Why we should question the shutdown of The Real Singapore

Kirsten Han
SingaporeScene
A man types on a computer keyboard in Warsaw in this February 28, 2013 illustration file picture. REUTERS/Kacper Pempel/Files

Kirsten Han is a Singaporean blogger, journalist and filmmaker. She is also involved in the We Believe in Second Chances campaign for the abolishment of the death penalty. A social media junkie, she tweets at @kixes. The views expressed are her own.

Let’s be clear: I detest The Real Singapore (TRS). Far from journalism, it has participated in rumour-mongering and the demonisation of groups of people, many already marginalised and stigmatised in society. If everyone in Singapore chose to stage a boycott of the site, or to write a public statement protesting its behaviour, I would be a most willing participant.

Yet this isn’t what happened on Sunday, when the Media Development Authority (MDA) suspended TRS’ licence to operate. What happened - and on World Press Freedom Day, no less - was a government body summarily deciding to shut down a website, even before its ongoing court case has been concluded. 

It’s unlikely that this particular website will be much missed by anyone with a sense of ethics, but TRS’ suspension is worth examining.

The MDA said that TRS had breached the Internet Code of Practice by publishing “prohibited material” defined as “objectionable on the grounds of public interest, public order and national harmony.” It’s unclear how the decision was made, and whether there is any oversight of this process within or without the MDA. This lack of transparency has been pointed out by the FreeMyInternet group.

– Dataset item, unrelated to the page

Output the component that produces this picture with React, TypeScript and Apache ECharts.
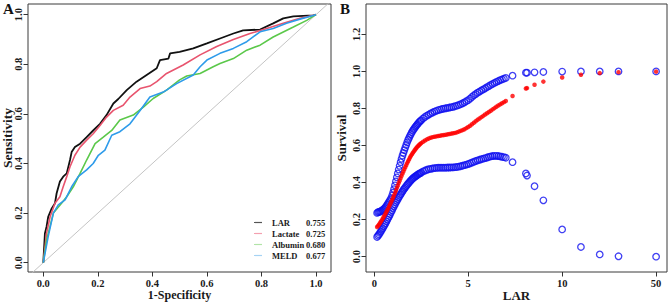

Press freedom does not, of course, extend to deliberately inserting falsehoods into articles. However, our schadenfreude at seeing a vile website go down should not stop us from questioning the state’s power to shut down websites and decide on matters of public interest and morality on society’s behalf.

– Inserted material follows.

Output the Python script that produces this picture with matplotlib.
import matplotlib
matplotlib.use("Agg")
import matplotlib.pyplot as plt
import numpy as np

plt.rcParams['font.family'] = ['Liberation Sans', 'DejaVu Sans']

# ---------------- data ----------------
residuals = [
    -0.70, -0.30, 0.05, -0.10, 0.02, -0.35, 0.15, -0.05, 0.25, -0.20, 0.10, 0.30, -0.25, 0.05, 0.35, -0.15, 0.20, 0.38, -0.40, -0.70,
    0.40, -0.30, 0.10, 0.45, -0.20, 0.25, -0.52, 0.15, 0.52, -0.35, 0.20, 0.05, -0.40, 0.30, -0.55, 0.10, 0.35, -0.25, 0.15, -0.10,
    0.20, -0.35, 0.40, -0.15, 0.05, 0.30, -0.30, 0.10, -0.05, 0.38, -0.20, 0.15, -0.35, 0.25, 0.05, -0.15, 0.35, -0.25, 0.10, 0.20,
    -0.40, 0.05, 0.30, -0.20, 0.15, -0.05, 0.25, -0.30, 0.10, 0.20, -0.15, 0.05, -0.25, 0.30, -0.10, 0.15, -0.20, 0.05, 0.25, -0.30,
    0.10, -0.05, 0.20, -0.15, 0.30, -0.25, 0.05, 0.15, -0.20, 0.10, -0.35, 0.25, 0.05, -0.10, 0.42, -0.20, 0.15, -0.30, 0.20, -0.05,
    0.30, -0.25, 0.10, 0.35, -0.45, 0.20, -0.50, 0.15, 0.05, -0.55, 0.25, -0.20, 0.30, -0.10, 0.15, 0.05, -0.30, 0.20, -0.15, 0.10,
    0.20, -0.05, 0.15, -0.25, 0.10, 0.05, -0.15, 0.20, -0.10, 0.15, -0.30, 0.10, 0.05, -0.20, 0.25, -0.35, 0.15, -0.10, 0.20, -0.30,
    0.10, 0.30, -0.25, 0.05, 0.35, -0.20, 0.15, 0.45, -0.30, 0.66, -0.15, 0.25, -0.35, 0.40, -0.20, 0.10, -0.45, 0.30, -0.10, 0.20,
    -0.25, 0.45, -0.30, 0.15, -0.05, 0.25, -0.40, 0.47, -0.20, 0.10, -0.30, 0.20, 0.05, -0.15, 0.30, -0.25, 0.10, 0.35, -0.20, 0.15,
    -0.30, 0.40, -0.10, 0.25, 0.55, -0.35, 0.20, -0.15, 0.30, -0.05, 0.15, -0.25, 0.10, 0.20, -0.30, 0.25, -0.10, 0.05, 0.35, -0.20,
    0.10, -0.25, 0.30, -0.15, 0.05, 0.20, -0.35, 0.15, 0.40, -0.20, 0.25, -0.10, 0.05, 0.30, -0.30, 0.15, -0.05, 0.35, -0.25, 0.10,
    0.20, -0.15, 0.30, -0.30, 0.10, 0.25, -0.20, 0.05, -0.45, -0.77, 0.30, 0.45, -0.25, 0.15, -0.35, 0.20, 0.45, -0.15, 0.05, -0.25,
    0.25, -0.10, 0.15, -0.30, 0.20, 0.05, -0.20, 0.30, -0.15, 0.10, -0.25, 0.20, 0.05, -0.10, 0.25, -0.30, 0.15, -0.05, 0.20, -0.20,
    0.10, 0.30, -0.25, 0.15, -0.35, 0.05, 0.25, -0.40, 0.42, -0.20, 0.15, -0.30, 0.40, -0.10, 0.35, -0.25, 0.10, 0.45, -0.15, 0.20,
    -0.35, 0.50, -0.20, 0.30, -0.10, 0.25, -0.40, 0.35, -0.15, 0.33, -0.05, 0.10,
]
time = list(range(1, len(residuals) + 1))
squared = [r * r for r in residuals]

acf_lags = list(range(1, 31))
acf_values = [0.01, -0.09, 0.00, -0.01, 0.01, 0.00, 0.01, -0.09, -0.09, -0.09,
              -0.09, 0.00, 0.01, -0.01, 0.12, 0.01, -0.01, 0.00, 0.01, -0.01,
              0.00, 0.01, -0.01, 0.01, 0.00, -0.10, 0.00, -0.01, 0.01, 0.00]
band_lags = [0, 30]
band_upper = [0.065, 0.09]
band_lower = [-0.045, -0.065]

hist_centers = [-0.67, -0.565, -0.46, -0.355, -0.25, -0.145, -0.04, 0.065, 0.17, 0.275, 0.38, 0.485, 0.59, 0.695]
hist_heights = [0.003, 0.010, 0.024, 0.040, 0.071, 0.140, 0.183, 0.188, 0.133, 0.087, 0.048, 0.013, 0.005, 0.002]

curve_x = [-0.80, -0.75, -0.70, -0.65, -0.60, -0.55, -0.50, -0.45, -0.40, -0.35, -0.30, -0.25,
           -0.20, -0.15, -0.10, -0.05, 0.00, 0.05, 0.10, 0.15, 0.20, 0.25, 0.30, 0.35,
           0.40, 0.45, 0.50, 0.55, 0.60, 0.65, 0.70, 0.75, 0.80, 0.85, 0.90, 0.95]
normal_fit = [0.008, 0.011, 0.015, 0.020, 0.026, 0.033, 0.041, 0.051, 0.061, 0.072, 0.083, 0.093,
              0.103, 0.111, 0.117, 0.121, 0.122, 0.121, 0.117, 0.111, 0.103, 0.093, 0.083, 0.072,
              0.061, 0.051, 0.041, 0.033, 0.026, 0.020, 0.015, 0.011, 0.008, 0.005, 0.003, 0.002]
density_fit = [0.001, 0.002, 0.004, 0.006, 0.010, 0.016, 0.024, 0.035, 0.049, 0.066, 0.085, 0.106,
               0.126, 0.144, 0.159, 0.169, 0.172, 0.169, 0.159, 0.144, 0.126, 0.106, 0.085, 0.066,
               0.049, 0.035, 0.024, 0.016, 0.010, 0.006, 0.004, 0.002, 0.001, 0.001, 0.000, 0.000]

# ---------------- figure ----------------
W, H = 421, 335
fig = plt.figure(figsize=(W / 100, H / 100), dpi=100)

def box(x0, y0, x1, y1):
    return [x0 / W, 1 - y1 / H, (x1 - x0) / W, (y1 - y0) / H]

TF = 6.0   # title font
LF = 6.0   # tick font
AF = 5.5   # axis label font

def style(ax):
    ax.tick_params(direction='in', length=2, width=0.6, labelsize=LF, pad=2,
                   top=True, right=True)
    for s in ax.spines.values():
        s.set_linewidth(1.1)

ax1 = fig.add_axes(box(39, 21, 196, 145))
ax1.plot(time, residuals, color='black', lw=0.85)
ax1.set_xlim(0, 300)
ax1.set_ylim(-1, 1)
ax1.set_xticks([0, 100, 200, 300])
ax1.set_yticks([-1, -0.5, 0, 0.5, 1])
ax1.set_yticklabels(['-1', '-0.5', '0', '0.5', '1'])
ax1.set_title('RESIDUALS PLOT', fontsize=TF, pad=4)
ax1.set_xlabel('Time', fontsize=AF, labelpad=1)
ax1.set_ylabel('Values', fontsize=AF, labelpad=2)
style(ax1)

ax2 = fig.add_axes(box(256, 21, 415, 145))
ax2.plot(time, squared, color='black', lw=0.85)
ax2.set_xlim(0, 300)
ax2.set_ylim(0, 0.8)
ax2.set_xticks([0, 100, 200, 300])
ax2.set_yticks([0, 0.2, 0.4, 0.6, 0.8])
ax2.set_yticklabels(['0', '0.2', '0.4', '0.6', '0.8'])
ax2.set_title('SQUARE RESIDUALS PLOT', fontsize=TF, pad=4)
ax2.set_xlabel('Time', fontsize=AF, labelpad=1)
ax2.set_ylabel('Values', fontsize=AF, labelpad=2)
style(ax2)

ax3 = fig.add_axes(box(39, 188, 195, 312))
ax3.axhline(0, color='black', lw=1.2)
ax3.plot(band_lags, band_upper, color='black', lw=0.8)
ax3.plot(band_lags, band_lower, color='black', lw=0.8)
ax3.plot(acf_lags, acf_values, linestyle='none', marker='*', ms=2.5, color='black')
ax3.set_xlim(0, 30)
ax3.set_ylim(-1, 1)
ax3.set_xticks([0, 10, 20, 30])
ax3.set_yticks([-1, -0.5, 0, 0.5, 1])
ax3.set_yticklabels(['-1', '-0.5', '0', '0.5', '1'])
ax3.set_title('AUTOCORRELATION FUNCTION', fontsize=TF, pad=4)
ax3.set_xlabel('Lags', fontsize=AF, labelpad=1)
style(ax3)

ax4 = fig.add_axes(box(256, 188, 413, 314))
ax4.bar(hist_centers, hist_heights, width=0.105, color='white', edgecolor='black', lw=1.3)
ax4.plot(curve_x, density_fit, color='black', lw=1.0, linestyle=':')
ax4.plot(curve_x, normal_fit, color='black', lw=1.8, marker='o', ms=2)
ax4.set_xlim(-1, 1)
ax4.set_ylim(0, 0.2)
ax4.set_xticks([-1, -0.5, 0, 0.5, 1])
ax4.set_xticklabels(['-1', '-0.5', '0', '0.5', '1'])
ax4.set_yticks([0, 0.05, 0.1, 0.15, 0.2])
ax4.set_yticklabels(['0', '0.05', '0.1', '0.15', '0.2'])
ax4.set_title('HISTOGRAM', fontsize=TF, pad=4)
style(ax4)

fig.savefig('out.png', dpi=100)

That TRS is a problematic site whose operators have engaged in irresponsible behaviour is not in question here. What we should discuss, though, is whether the state should have this power to shut down websites, and how broad these powers should be.

Analysts have described the MDA’s action as reflective of the “light touch” the government promised to take with regard to online regulation. Their reasoning is that since the MDA has only chosen to take this action in the “extreme” case of TRS, it shows that the state has not been overzealous in curbing online freedom.

But this is not really freedom. There’s a difference between a website operating because the MDA has not yet decided to shut it down, and truly having freedom of speech and expression to operate in an open environment of debate and conversation. It’s not freedom if the state has the power to order a shutdown even before due process at the courts has been concluded, and we’re meant to feel relieved and grateful that they’ve only done it once (so far).

Singapore is a multicultural, multiracial and multi-religious society, and social fault-lines exist in our country. The state has often dangled the threat of interracial conflict to discourage us from broaching sensitive subjects such as race and religion.

But all these years of OB markers have done little to build our political and social maturity. Over the years, we’ve stifled open discourse – even offensive discourse – to the point where we prefer to leave everything to the authorities: sue, arrest, charge, jail and prohibit everything that we dislike. But in a developed society, there must be other ways to deal with problematic situations.

What we should focus on is building a media literate society that critically evaluates all the content we see, so that we can identify bad content and call it out. We, as readers and audiences, should be able to hold websites – and mainstream media, or any other form of media content – to account ourselves, without the need to rely on the authorities for intervention every time we see something we dislike.

Instead of calling for TRS to be arrested and charged and jailed, we should be striving towards building a society where people can judge TRS’ content for the vile hate-mongering that it is, and dismiss it as such. Shutting down the site does not root out the mindsets and prejudices that gave it its audience; only education and open discussion can tackle these issues.

We, as a society, should find ways to deal with problems ourselves, because it’s risky to hand all power over to the state. We might be happy that TRS is gone today, but should keep in mind that the power that enabled the MDA to do this could be used on other platforms that we do like tomorrow.